また、中国による今回の批判は国内の政治的状況とも深く結びついている。国際社会が新疆ウイグル自治区や香港の人権問題を強く批判する中、中国政府としては“人権の擁護者”を演じる必要がある。そのために日本を標的とすることは、自国の問題から目を逸らさせるための効果的な手法として利用されている。日本を批判することで国内世論を引き締め、西側諸国との対立構造を強化するという政治的算段も見え隠れする。

しかし最も重要なのは、中国が対日批判を外交メッセージとしてだけではなく、ハイブリッド戦とも言える情報戦の一環として展開しているという点だ。中国政府の主張は海外メディアやソーシャルメディアを通じて拡散され、アジア諸国や欧米世論への影響を狙う。過去にも中国系メディアやSNSアカウントが日本の人権・歴史問題を誇張して再生産し、国際的に日本のイメージを損なうような情報操作が行われてきた。今回の発言もまた、その一連の流れの中にあると考えるべきである。

中国外務省のこの姿勢は、日中関係において日本が常に注意深く観察すべきポイントを示している。隣国としての重要性は否定できないものの、中国の外交方針はしばしば政治的目的を優先し、相手国の国内問題にまで干渉する形を取ることがある。日本にとって重要なのは、こうした言動にいちいち過剰反応することではなく、中国が自国の利益のために情報操作を行う可能性を冷静に見極め、国際社会に対して事実に基づいた説明を積み上げていく努力を続けることだ。
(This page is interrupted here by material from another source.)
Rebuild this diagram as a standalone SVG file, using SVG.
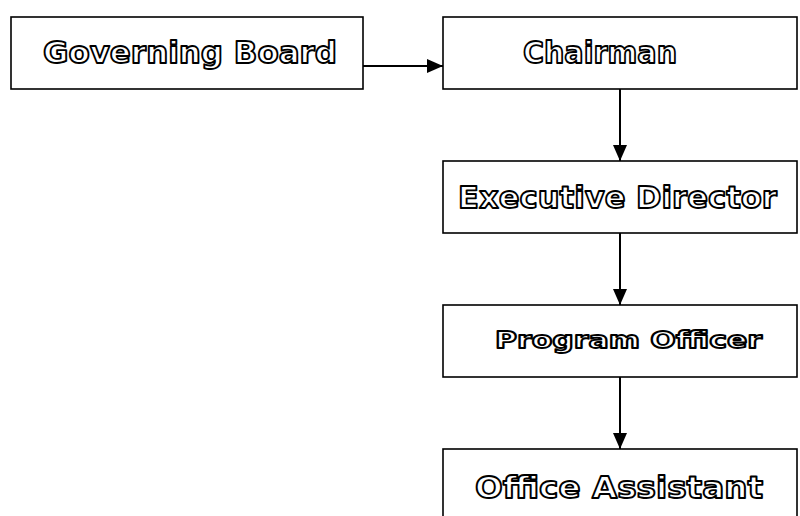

今回の発言は、中国の対日批判が単なる外交摩擦にとどまらず、日本社会の分断や国際的評価に影響を及ぼしかねない“情報戦の一部”であることを改めて示している。中国が先住民の権利や歴史問題を政治的に利用し、日本を国際舞台で不利な立場に追い込もうとする動きは今後も続く可能性が高い。日本国民はこうした背景を理解した上で、中国が発信する情報の意図と影響力を慎重に見極める必要がある。国家間の歴史や人権問題は冷静な分析をもって向き合うべきであり、中国の政治的レトリックによって日本の立場が不当に歪められないよう注意を払うことが今こそ求められている。